1 November 2011
Herbert: Massa drive through justified
Johnny Herbert says it was the right decision to hand Felipe Massa a penalty for contact with Lewis Hamilton in India
Johnny Herbert, who was part of the steward's panel for the Indian Grand Prix, has insisted that Felipe Massa deserved the drive-through penalty he was awarded during the inaugural race at the new Buddh International Circuit.
The Brazilian was given the penalty after another clash on track with Lewis Hamilton, with the pair touching as Hamilton tried to make a move for position into turn five.
As Massa tried to close the door, contact with the McLaren saw him run off-track while Hamilton was forced to pit for a new nose and dropped down the order, with Massa also losing places after serving what he felt was an unjust penalty.
However, writing in the National newspaper, Herbert insisted that the decision to penalise Massa had been the correct one as contact between the two drivers didn't need to happen.
“The decision to penalise Felipe Massa for his contact with Lewis Hamilton came down to one simple fact - it could have been avoided,” he said. “As one of the stewards for the inaugural Indian Grand Prix, I was involved in the review of the incident and the discussion of the penalty. I know Massa was upset by our decision, but I believe we made the right call.
“After looking at it from different camera angles and studying all the data available to us, it was clear that Massa knew where Hamilton was before he chose to turn across him. You could see that Massa looked in his side mirror, so he knew Hamilton was on his left as they approached the left-hand turn. It appeared he was giving up the corner as he moved wide to the right, effectively opening the door for Hamilton to go down the inside on the left. Only, Massa swept across in front of him, leading to contact.
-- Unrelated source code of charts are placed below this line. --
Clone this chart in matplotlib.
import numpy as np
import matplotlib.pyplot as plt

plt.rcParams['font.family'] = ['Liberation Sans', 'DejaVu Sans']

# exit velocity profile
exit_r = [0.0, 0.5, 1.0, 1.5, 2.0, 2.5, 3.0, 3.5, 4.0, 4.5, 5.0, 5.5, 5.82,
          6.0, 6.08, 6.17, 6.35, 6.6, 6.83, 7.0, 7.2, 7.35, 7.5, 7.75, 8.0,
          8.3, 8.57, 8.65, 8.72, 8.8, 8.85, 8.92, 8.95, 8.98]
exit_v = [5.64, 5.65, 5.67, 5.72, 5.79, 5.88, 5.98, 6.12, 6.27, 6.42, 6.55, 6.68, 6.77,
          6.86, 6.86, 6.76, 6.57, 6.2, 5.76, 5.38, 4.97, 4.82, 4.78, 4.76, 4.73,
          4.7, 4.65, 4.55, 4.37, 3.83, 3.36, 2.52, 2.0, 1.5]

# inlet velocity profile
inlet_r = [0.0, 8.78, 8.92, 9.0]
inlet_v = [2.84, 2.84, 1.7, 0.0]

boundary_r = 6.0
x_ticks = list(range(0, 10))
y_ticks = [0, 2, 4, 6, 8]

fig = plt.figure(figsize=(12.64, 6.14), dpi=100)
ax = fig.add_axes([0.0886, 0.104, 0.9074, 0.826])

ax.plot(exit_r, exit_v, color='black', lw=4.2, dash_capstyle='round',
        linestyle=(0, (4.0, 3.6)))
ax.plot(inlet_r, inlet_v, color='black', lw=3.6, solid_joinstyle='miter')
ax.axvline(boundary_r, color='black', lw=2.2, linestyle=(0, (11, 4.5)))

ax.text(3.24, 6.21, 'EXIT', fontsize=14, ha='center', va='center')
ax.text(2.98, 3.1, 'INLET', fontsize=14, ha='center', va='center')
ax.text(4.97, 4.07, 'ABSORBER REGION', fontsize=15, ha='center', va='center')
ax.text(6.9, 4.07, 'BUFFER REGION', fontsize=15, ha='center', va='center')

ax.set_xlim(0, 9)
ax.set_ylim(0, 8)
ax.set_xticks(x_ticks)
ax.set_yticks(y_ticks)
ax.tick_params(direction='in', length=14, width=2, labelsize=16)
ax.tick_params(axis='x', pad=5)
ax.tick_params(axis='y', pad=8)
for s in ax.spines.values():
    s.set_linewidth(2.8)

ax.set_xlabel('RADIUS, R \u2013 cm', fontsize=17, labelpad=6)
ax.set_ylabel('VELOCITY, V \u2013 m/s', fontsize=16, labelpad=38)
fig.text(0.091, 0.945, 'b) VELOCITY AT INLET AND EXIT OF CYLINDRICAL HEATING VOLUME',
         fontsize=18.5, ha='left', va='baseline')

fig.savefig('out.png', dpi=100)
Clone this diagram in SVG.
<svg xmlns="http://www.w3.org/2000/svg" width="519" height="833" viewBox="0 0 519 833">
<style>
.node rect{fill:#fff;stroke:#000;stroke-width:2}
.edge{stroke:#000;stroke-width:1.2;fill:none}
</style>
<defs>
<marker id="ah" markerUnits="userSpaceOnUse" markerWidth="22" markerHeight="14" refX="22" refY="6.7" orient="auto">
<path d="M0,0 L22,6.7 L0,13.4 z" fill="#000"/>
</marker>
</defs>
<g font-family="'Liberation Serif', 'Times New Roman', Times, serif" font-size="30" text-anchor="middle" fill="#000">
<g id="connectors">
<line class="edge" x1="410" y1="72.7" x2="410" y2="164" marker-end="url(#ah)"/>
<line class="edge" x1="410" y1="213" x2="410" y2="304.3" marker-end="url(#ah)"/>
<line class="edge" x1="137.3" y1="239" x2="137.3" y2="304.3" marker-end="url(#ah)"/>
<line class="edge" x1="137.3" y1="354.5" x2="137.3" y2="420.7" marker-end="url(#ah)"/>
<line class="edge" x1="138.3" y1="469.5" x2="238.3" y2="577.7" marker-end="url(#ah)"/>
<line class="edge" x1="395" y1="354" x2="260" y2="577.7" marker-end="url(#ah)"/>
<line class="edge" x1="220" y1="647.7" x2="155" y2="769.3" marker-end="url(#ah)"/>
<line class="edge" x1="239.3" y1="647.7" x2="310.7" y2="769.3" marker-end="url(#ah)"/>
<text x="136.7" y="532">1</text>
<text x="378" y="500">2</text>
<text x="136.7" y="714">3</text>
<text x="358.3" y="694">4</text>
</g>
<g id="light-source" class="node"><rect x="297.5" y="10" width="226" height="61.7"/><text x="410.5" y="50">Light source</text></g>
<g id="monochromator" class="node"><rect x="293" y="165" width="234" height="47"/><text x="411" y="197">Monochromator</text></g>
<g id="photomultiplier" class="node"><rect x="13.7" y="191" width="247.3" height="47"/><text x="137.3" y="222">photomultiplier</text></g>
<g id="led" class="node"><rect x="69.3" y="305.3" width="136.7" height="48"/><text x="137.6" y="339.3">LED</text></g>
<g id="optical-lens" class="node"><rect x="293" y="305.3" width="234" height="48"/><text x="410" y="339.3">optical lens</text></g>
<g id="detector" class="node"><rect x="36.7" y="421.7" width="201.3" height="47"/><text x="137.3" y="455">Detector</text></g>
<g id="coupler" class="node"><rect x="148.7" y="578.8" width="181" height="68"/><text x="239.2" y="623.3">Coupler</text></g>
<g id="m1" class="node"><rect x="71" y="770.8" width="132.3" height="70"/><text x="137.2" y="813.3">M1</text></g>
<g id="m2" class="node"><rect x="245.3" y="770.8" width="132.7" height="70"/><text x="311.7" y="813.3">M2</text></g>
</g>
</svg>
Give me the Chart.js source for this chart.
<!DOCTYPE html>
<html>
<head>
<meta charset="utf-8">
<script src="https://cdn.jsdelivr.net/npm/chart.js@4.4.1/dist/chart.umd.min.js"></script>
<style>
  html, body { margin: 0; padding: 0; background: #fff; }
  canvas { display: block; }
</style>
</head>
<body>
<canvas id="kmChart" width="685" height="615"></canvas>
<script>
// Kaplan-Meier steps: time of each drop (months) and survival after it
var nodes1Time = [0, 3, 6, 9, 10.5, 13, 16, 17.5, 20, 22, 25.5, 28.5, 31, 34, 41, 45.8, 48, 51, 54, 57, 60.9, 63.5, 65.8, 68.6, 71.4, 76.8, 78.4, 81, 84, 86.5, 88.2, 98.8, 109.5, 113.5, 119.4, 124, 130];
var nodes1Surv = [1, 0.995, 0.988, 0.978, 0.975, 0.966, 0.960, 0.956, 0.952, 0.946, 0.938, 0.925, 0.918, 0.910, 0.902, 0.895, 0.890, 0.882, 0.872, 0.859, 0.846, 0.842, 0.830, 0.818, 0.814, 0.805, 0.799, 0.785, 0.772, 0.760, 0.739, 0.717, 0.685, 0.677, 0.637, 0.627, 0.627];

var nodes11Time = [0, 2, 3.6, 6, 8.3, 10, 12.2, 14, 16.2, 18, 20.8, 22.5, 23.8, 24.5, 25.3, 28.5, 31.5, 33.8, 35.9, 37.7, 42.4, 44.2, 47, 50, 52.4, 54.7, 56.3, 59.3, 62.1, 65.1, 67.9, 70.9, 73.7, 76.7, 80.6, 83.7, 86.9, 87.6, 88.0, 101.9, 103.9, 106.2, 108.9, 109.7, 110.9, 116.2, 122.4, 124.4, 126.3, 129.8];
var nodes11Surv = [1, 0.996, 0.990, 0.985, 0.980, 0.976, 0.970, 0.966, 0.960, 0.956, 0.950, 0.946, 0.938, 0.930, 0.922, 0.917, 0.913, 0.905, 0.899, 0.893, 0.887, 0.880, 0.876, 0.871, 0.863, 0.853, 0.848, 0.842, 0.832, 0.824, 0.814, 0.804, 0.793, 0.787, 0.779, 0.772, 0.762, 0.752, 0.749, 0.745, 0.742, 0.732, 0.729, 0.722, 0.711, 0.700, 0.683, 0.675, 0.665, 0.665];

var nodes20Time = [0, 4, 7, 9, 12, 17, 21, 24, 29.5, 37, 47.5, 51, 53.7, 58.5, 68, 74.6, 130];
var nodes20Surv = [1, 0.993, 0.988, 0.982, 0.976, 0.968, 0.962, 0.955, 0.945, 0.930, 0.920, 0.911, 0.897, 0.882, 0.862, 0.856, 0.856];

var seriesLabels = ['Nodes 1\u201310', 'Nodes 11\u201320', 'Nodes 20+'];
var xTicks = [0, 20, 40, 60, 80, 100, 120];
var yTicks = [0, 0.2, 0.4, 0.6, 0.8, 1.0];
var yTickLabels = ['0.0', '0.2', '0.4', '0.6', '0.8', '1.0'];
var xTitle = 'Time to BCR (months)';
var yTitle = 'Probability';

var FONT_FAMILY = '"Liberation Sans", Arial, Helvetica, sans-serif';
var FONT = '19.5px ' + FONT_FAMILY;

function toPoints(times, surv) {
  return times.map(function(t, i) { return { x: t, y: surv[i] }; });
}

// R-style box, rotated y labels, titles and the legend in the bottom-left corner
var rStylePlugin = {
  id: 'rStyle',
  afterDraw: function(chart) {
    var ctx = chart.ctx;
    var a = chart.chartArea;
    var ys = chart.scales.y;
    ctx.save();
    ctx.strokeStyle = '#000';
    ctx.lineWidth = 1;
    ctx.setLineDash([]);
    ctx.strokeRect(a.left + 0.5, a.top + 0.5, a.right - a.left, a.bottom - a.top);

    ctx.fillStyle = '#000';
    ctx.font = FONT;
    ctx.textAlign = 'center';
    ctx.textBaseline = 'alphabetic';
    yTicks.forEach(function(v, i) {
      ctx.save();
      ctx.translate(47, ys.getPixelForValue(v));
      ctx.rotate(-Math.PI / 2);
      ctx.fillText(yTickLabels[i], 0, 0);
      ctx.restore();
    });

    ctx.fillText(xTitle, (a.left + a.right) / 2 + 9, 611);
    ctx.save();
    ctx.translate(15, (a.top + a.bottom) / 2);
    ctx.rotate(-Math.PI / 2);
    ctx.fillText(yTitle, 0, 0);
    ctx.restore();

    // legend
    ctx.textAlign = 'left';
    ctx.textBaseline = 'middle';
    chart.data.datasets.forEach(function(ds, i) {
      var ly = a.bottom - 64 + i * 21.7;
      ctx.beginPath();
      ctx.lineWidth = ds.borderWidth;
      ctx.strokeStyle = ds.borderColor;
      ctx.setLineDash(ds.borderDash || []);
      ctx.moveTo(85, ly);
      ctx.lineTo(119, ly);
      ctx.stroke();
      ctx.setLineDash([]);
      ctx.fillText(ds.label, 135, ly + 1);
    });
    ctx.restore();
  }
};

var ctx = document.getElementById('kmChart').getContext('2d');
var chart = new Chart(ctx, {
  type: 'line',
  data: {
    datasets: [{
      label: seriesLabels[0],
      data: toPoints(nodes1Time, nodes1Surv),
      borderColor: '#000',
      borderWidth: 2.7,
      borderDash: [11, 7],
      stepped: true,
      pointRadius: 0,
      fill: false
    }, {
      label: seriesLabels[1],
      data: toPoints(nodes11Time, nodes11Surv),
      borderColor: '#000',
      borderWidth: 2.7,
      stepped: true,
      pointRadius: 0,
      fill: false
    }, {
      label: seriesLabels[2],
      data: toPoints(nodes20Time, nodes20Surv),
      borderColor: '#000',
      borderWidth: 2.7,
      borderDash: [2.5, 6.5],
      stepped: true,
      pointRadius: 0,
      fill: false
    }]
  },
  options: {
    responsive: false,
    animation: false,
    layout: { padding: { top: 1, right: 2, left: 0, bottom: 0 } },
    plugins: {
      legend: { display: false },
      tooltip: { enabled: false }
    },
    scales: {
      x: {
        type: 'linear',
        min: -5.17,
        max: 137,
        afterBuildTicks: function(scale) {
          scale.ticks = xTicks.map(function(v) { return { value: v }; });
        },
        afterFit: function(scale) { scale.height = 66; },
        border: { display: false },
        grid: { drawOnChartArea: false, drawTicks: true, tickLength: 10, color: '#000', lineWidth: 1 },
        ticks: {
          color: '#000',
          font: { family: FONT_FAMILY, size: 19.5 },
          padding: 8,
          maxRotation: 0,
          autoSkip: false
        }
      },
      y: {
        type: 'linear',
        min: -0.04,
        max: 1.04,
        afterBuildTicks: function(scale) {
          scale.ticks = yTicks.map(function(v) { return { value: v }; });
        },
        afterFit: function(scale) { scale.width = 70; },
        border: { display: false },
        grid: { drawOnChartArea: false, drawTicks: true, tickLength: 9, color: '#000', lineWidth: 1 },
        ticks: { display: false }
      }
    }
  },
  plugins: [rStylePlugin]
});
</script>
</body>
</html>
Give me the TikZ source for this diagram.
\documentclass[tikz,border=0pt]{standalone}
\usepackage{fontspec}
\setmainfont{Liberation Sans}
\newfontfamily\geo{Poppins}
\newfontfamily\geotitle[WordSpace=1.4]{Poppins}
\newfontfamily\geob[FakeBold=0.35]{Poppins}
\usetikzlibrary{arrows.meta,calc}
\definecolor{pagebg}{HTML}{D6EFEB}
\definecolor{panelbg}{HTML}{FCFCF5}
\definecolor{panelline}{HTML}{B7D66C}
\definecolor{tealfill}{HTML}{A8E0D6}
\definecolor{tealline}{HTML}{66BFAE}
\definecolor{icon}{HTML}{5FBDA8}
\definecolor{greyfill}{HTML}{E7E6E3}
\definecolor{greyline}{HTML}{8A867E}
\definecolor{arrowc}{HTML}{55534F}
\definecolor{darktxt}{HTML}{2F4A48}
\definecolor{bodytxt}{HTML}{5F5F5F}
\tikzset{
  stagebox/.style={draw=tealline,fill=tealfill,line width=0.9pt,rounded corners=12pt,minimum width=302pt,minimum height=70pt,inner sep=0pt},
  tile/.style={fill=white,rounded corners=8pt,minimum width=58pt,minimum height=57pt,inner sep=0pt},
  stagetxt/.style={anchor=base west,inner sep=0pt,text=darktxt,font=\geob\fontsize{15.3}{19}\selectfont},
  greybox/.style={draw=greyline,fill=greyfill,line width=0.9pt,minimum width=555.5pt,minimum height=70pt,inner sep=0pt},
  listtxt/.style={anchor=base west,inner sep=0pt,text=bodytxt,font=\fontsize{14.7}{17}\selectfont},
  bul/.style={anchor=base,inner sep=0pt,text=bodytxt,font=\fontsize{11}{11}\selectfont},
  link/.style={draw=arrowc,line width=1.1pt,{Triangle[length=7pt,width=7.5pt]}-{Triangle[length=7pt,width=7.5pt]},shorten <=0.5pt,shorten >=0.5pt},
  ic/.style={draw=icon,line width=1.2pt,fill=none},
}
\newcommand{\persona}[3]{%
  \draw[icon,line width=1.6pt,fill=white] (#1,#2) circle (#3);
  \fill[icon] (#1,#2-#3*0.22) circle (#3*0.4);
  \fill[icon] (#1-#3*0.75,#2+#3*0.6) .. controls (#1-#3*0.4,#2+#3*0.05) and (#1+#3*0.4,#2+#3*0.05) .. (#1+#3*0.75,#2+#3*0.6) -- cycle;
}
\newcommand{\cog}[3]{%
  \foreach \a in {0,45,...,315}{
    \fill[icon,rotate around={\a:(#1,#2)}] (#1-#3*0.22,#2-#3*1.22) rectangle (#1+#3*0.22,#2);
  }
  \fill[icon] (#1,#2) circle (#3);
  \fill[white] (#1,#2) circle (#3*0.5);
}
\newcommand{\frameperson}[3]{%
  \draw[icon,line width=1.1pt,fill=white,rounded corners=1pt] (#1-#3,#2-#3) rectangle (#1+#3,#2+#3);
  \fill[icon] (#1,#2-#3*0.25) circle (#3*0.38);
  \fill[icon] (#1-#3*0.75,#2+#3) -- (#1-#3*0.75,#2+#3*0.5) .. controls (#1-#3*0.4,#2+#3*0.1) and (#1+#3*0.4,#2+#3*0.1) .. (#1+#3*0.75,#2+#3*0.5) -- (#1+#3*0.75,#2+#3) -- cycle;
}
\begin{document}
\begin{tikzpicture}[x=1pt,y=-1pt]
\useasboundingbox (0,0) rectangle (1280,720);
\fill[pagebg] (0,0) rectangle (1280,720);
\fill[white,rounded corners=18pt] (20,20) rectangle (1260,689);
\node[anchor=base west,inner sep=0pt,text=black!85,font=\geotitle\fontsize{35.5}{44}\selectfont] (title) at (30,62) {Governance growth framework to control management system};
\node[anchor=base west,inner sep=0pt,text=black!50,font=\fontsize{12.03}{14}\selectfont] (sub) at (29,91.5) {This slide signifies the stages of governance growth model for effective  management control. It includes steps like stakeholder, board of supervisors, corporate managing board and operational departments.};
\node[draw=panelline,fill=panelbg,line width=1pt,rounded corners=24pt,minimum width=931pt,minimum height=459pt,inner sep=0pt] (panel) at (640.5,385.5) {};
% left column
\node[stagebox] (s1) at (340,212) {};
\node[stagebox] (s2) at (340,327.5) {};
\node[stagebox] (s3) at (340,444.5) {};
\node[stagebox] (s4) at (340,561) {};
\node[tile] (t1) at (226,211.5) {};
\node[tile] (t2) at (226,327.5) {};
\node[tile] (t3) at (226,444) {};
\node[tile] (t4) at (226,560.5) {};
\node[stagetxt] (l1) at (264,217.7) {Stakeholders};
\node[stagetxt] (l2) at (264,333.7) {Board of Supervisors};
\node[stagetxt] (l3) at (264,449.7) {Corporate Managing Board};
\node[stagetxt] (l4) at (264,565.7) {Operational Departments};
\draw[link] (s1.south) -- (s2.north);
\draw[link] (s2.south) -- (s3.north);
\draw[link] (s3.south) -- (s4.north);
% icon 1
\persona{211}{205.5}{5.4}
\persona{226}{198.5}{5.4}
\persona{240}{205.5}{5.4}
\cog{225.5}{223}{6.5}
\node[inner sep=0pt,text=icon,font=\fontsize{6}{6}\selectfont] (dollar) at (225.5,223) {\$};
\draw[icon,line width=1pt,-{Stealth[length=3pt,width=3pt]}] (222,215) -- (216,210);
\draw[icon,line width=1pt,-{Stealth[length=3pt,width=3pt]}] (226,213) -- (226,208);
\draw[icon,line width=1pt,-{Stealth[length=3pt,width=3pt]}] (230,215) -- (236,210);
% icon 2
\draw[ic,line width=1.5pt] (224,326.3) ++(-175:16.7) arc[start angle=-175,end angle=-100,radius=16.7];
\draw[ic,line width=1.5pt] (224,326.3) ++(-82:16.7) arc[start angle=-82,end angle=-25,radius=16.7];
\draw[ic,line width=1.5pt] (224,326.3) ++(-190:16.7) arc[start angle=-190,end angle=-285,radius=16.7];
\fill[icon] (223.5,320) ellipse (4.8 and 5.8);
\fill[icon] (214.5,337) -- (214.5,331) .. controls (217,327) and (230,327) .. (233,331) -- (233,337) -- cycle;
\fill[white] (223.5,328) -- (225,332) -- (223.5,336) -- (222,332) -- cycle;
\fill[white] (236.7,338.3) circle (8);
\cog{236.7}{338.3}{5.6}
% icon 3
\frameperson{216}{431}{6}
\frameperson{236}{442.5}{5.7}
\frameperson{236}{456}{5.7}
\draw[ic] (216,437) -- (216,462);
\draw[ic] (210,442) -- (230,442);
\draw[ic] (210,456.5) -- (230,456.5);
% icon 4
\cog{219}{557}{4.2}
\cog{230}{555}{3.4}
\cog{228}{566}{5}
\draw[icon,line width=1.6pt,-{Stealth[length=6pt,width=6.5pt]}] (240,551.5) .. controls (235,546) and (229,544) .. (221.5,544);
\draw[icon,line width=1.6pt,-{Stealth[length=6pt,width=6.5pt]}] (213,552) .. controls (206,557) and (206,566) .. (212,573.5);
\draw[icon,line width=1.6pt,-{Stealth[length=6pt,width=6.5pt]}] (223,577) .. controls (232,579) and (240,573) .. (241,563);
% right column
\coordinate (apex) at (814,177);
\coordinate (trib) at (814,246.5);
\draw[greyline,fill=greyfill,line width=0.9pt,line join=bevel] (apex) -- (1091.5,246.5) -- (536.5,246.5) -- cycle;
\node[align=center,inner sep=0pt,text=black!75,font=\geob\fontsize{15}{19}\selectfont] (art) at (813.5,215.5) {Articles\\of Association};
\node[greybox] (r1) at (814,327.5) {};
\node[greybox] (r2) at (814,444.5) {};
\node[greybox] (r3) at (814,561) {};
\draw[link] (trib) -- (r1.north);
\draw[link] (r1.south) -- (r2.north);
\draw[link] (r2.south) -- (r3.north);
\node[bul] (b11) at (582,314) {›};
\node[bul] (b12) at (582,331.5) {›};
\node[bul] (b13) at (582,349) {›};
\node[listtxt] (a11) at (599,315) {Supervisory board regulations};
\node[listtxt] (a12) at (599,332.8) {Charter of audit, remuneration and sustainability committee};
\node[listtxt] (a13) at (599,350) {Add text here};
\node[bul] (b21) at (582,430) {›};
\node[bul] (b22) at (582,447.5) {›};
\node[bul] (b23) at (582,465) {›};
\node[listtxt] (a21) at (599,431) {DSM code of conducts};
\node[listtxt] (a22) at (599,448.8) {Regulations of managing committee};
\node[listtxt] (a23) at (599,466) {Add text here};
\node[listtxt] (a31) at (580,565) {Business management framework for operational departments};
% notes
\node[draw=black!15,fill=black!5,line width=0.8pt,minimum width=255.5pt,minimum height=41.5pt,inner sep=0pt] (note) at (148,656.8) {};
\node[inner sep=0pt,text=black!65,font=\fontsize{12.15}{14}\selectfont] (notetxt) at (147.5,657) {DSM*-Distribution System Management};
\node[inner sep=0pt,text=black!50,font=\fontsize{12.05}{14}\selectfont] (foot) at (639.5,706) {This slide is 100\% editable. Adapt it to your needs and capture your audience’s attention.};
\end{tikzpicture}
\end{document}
“There was nothing Hamilton could have done to avoid it. He did try to get out of the move, but it was too late and the contact was made. If Massa had not gone wide - that would have been a different scenario altogether. If there had been contact then, the blame would have been Hamilton's.
But as it happened, the incident could have been avoided. Massa knew where Hamilton was, he opened the door for him by moving wide, and after doing that he still swept across and did not give Hamilton room. That's why the decision was made to punish him with a drive-through penalty.”
Hamilton himself wasn;t blameless during the weeknd as he picked up a three-place grid penalty for ignoring double waves yellow flags in Friday practice, with Sauber's Sergio Perez picking up a similar punishment.